At the Tory conference today William Hague was fuming about a claim made by the Prime Minister. Early in his speech at last week’s Labour conference Gordon Brown reeled off a list of Labour’s achievements:

You know because if anyone says fight[ing] doesn’t get you anywhere, that politics can’t make a difference, that all parties are the same then look what we have achieved together since 1997: the winter fuel allowance, the shortest waiting times in history, crime down by a third, the creation of Sure Start, the cancer guarantee, record results in schools, more students than ever, the Disability Discrimination Act, Devolution, Civil Partnerships, peace in Northern Ireland, the Social Chapter, half a million children out of poverty, maternity pay, paternity leave, child benefit at record levels, the Minimum Wage, the ban on cluster bombs, the cancelling of debt, the trebling of aid, the first ever Climate Change Act.

You can see the BBC video of Brown’s speech here (if you want). You can hear him claim the Disability Discrimination Act for Labour 1:38 in.

The reason Hague is peeved is that it was he himself who designed and passed this legislation in the mid-nineties as Minister of State at the DSS with responsibility for Social Security and Disabled People. The Disability Discrimination Act emerged in 1995, see here, and was amended in 2005, see here.

Does Brown think that Labour’s social achievements are so thin he has to nick some Tory ones or does he think that only Labour can make any social progress so the DDA must be a Labour achievement?
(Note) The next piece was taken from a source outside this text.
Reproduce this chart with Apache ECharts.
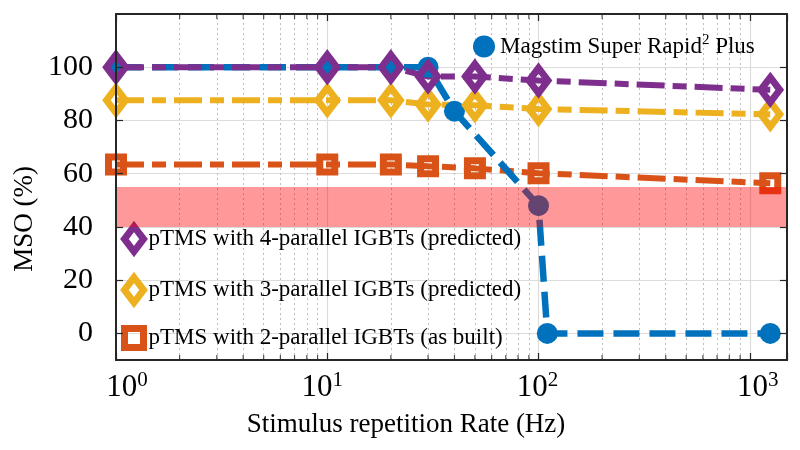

It would be easy to go through Brown’s list and deconstruct it – it does not stand much scrutiny. By way of example let’s look at Brown’s claim for peace in Northern Ireland, a process started by Margaret Thatcher, in spite of the Grand Hotel bombing, and carried forward by John Major. Tony Blair played a valued part in closing the deal on 10th April 1998 when the Belfast Agreement was signed. But to sustain his claim Brown has to explain how Blair got an agreement from a standing start in 11 months from an election. He didn’t and Gordon Brown is simply not telling the truth. Again.